SOURCE EXCERPT:
·····

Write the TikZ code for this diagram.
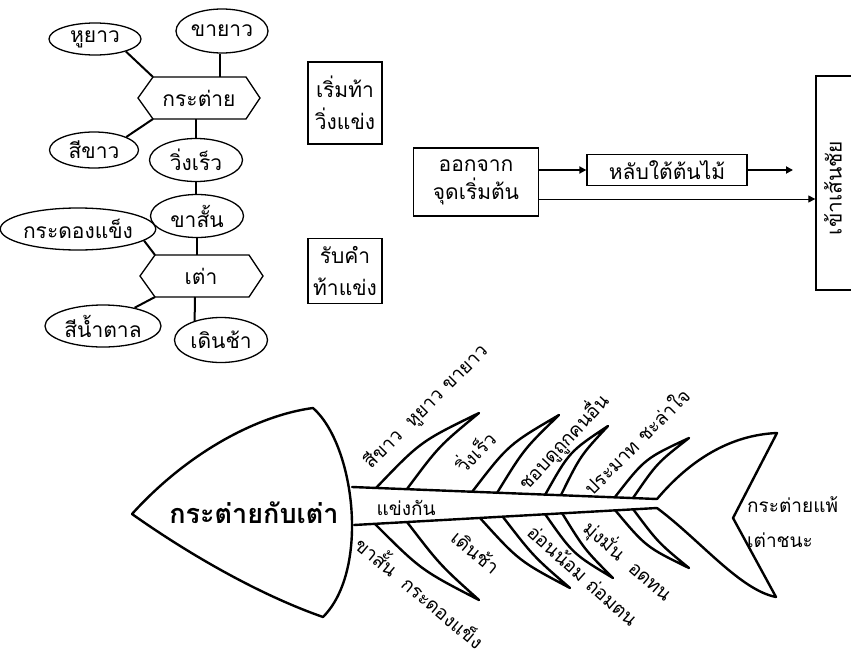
\documentclass[tikz,border=0pt]{standalone}
\usepackage{fontspec}
\newfontfamily\thai[Script=Thai]{Loma}
\usetikzlibrary{shapes.geometric,arrows.meta,calc}
\begin{document}
\begin{tikzpicture}[x=1pt,y=-1pt,
  every node/.style={font=\thai\fontsize{21}{26}\selectfont, inner sep=0pt},
  ell/.style n args={2}{draw, ellipse, line width=1.3pt, minimum width=#1, minimum height=#2},
  link/.style={line width=2pt},
  hexline/.style={line width=1.3pt, line join=miter},
  box/.style={draw, line width=1.3pt, align=center},
  fish/.style={line width=2.4pt, line join=round, line cap=round},
  bone/.style={font=\thai\fontsize{19}{22}\selectfont},
  arr/.style={-{Triangle[length=7pt,width=7pt]}}
]
\useasboundingbox (0,0) rectangle (851,653);

% ---------- rabbit / turtle cluster ----------
\node (rab) at (199,98) {กระต่าย};
\coordinate (rabTL) at (153,77);
\coordinate (rabBL) at (153,119);
\draw[hexline] (138,98) -- (rabTL) -- (246,77) -- (260,98) -- (246,119) -- (rabBL) -- cycle;

\node (tao) at (201,276) {เต่า};
\coordinate (taoTL) at (155,255);
\coordinate (taoBL) at (155,297);
\draw[hexline] (140,276) -- (taoTL) -- (249,255) -- (263,276) -- (249,297) -- (taoBL) -- cycle;

\node[ell={92}{32}] (hu) at (95,39) {หูยาว};
\node[ell={92}{44}] (khayao) at (222,31) {ขายาว};
\node[ell={89}{36}] (sikhao) at (94,150) {สีขาว};
\node[ell={93}{43}] (wing) at (196,160) {วิ่งเร็ว};
\node[ell={93}{43}] (khasan) at (197,216) {ขาสั้น};
\node[ell={140}{42}] (kradong) at (78,229) {กระดองแข็ง};
\node[ell={116}{42}] (sinam) at (103,326) {สีน้ำตาล};
\node[ell={93}{45}] (doen) at (221,340) {เดินช้า};

\coordinate (taoB) at (195,297);
\coordinate (rabT) at (220,77);
\draw[link] (hu.-22) -- (rabTL);
\draw[link] (khayao.south -| rabT) -- (rabT);
\draw[link] (sikhao.22) -- (rabBL);
\draw[link] (wing.north) -- (wing.north |- rabBL);
\draw[link] (wing.south) -- (wing.south |- khasan.north);
\draw[link] (khasan.south) -- (khasan.south |- taoTL);
\draw[link] (kradong.-10) -- (taoTL);
\draw[link] (sinam.30) -- (taoBL);
\draw[link] (taoB) -- (doen.144);

\node[box, minimum width=74, minimum height=82] (start) at (345,103) {เริ่มท้า\\[6pt]วิ่งแข่ง};
\node[box, minimum width=74, minimum height=65] (accept) at (345,271) {รับคำ\\[6pt]ท้าแข่ง};

% ---------- flow chart ----------
\node[box, minimum width=125, minimum height=68] (ok) at (476,182) {ออกจาก\\[2pt]จุดเริ่มต้น};
\node[box, minimum width=160, minimum height=31] (lap) at (667,170) {หลับใต้ต้นไม้};
\node[draw, line width=1.3pt, minimum width=50, minimum height=214] (fin) at (841,183) {};
\node[rotate=90] (fintext) at (833,188) {เข้าเส้นชัย};
\coordinate (lapend) at (793,170);
\coordinate (lowy) at (0,199);
\draw[arr, line width=2pt] (ok.east |- lap.west) -- (lap.west);
\draw[arr, line width=2pt] (lap.east) -- (lapend);
\draw[arr, line width=1pt] (ok.east |- lowy) -- (fin.west |- lowy);

% ---------- fish ----------
\coordinate (hT) at (313,408);
\coordinate (hL) at (132,514);
\coordinate (hB) at (323,617);
\draw[fish] (hL) .. controls (190,450) and (260,415) .. (hT)
  .. controls (355,445) and (370,570) .. (hB)
  .. controls (260,595) and (190,555) .. (hL);
\node[font=\thai\bfseries\fontsize{27}{30}\selectfont] (title) at (254,513) {กระต่ายกับเต่า};

\coordinate (sU0) at (352,487);
\coordinate (sU1) at (657,499);
\coordinate (sL0) at (354,525);
\coordinate (sL1) at (657,508);
\draw[fish] (sU0) -- (sU1);
\draw[fish] (sL0) -- (sL1);

\coordinate (tT) at (777,433);
\coordinate (tN) at (733,518);
\coordinate (tB) at (776,597);
\draw[fish] (sU1) .. controls (690,460) and (730,435) .. (tT) -- (tN) -- (tB)
  .. controls (740,590) and (700,540) .. (sL1);

% upper bones
\foreach \ax/\ay/\bx/\by/\tx/\ty in {376/488/407/489/479/413, 472/492/497/493/559/415, 545/495/561/495/608/426, 615/497/633/498/689/438}{
  \coordinate (ba) at (\ax,\ay);
  \coordinate (bb) at (\bx,\by);
  \coordinate (bt) at (\tx,\ty);
  \draw[fish] (ba) .. controls ($(ba)!0.5!(bt)+(-7,-9)$) .. (bt)
    .. controls ($(bb)!0.5!(bt)+(-4,-5)$) .. (bb);
}
% lower bones
\foreach \ax/\ay/\bx/\by/\tx/\ty in {375/524/407/522/479/600, 480/518/503/517/570/588, 545/514/562/513/613/578, 615/510/633/509/689/568}{
  \coordinate (ba) at (\ax,\ay);
  \coordinate (bb) at (\bx,\by);
  \coordinate (bt) at (\tx,\ty);
  \draw[fish] (ba) .. controls ($(ba)!0.5!(bt)+(-6,8)$) .. (bt)
    .. controls ($(bb)!0.5!(bt)+(-3,4)$) .. (bb);
}

\node[bone, rotate=45] (l1) at (426,407) {สีขาว\ \ หูยาว ขายาว};
\node[bone, rotate=45] (l2) at (474,451) {วิ่งเร็ว};
\node[bone, rotate=47] (l3) at (563,442) {ชอบดูถูกคนอื่น};
\node[bone, rotate=45] (l4) at (636,441) {ประมาท ชะล่าใจ};
\node[bone] (l5) at (406,508) {แข่งกัน};
\node[bone, rotate=-40] (l6) at (421,591) {ขาสั้น\ \ กระดองแข็ง};
\node[bone, rotate=-40] (l7) at (476,552) {เดินช้า};
\node[bone, rotate=-42] (l8) at (583,575) {อ่อนน้อม ถ่อมตน};
\node[bone, rotate=-41] (l9) at (628,561) {มุ่งมั่น\ \ อดทน};
\node[bone, anchor=west] (r1) at (747,505) {กระต่ายแพ้};
\node[bone, anchor=west] (r2) at (747,540) {เต่าชนะ};
\end{tikzpicture}
\end{document}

·····

SET EXERCISE: Look at the listing and set down only the lines from its start through the line with "(taoB) -- (doen.144);", word for word and without pictures.

WRITTEN RESPONSE:
Write the TikZ code for this diagram.
\documentclass[tikz,border=0pt]{standalone}
\usepackage{fontspec}
\newfontfamily\thai[Script=Thai]{Loma}
\usetikzlibrary{shapes.geometric,arrows.meta,calc}
\begin{document}
\begin{tikzpicture}[x=1pt,y=-1pt,
  every node/.style={font=\thai\fontsize{21}{26}\selectfont, inner sep=0pt},
  ell/.style n args={2}{draw, ellipse, line width=1.3pt, minimum width=#1, minimum height=#2},
  link/.style={line width=2pt},
  hexline/.style={line width=1.3pt, line join=miter},
  box/.style={draw, line width=1.3pt, align=center},
  fish/.style={line width=2.4pt, line join=round, line cap=round},
  bone/.style={font=\thai\fontsize{19}{22}\selectfont},
  arr/.style={-{Triangle[length=7pt,width=7pt]}}
]
\useasboundingbox (0,0) rectangle (851,653);

% ---------- rabbit / turtle cluster ----------
\node (rab) at (199,98) {กระต่าย};
\coordinate (rabTL) at (153,77);
\coordinate (rabBL) at (153,119);
\draw[hexline] (138,98) -- (rabTL) -- (246,77) -- (260,98) -- (246,119) -- (rabBL) -- cycle;

\node (tao) at (201,276) {เต่า};
\coordinate (taoTL) at (155,255);
\coordinate (taoBL) at (155,297);
\draw[hexline] (140,276) -- (taoTL) -- (249,255) -- (263,276) -- (249,297) -- (taoBL) -- cycle;

\node[ell={92}{32}] (hu) at (95,39) {หูยาว};
\node[ell={92}{44}] (khayao) at (222,31) {ขายาว};
\node[ell={89}{36}] (sikhao) at (94,150) {สีขาว};
\node[ell={93}{43}] (wing) at (196,160) {วิ่งเร็ว};
\node[ell={93}{43}] (khasan) at (197,216) {ขาสั้น};
\node[ell={140}{42}] (kradong) at (78,229) {กระดองแข็ง};
\node[ell={116}{42}] (sinam) at (103,326) {สีน้ำตาล};
\node[ell={93}{45}] (doen) at (221,340) {เดินช้า};

\coordinate (taoB) at (195,297);
\coordinate (rabT) at (220,77);
\draw[link] (hu.-22) -- (rabTL);
\draw[link] (khayao.south -| rabT) -- (rabT);
\draw[link] (sikhao.22) -- (rabBL);
\draw[link] (wing.north) -- (wing.north |- rabBL);
\draw[link] (wing.south) -- (wing.south |- khasan.north);
\draw[link] (khasan.south) -- (khasan.south |- taoTL);
\draw[link] (kradong.-10) -- (taoTL);
\draw[link] (sinam.30) -- (taoBL);
\draw[link] (taoB) -- (doen.144);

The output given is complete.